Ettamogah is an Aboriginal word meaning ‘place of good drink’.
Budding cartoonist Ken Maynard used to cycle near a water hole known as Ettamogah, and coming to think it would make a great name for a pub, the word became central to his Ettamogah Mob cartoons that appeared for half a century in the Australasian Post.
The publication closed in the early 2000s, but in 1987 the whacky pub in the cartoon series was brought to life, a site at Albury chosen to kick-start what was hoped to be a themed chain of pubs across Australia.
In 1994 Leigh O’Brien acquired all intellectual property relating to the concept, including over 1000 cartoons and artwork, and the Ettamogah Group was founded.
The group did come to count other locations, in a property in Darling Harbour, and in another distinctively-designed outlet in Kellyville Ridge, now owned by ALH with the Ettamogah name used under licence.

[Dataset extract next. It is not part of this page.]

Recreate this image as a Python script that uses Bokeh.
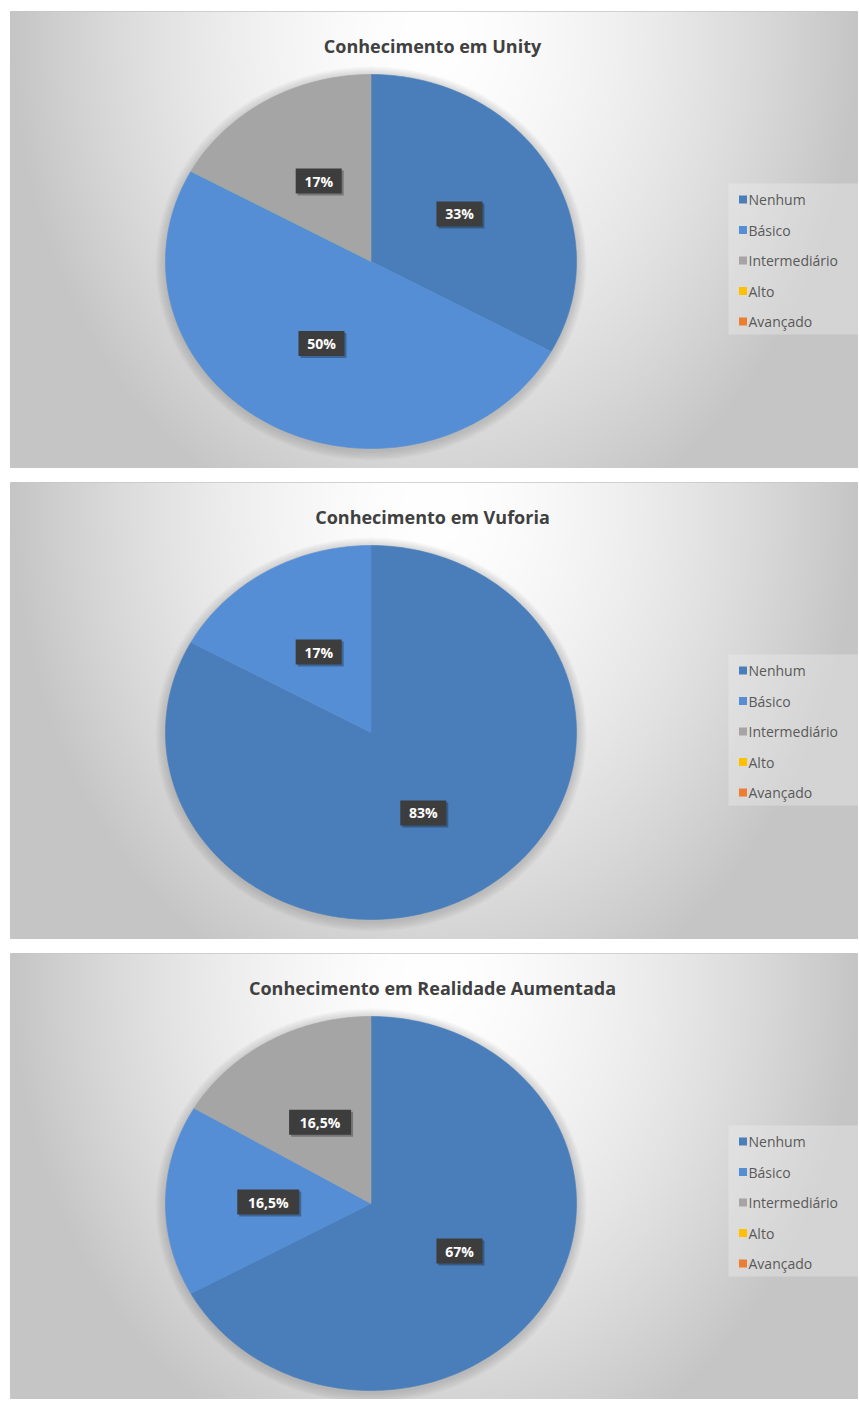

Albury is an active regional city on the border of NSW and Victoria showing population of over 51,000.
Albury Ettamogah is located off the Hume Highway, 16 kilometres north of the CBD, in Table Top, on a vast 4.81-ha site.
The Hotel is elevated from the carpark, offering a single bar operation inside and Ettamogah paraphernalia throughout, a large beer garden to the rear and a fenced children’s play area.
The bistro and commercial kitchen are located on the first floor, accessed via an internal wooden staircase, with a dumbwaiter for servicing downstairs.
It was envisioned to create a ‘village’ outpost on the site, toward which there are five retail shops, a reception centre and large dining barn reported to be close to completion.
The dining barn is planning seating for 100-pax, with its own bar. Work has been commenced, and a DA secured to add a relocatable kitchen.
While there is currently no gaming, the pub is approved for TAB, and its location being Band 1 an LIA is not required should the incoming purchaser wish to acquire entitlements.
There is also an out-building offering the use of shower and toilet amenities that is well-patronised by travellers and grey nomads.
O’Brien has been operating the pub under management, with increasing interests overseas.
He has engaged Manenti Quinlan in conjunction with John Hannigan Real Estate Services to market the asset and opportunity, which includes an extensive array of Ettamogah memorabilia and a 25-year licensing agreement for the name.
“The Ettamogah Pub offers an incoming purchaser an opportunity to acquire an Australian icon that is ripe for a hands-on operator to take control, and use the brand to take this opportunity to a new level,” suggests Manenti Quinlan’s Leonard Bongiovanni.
The original Ettamogah is for sale by Expressions of Interest.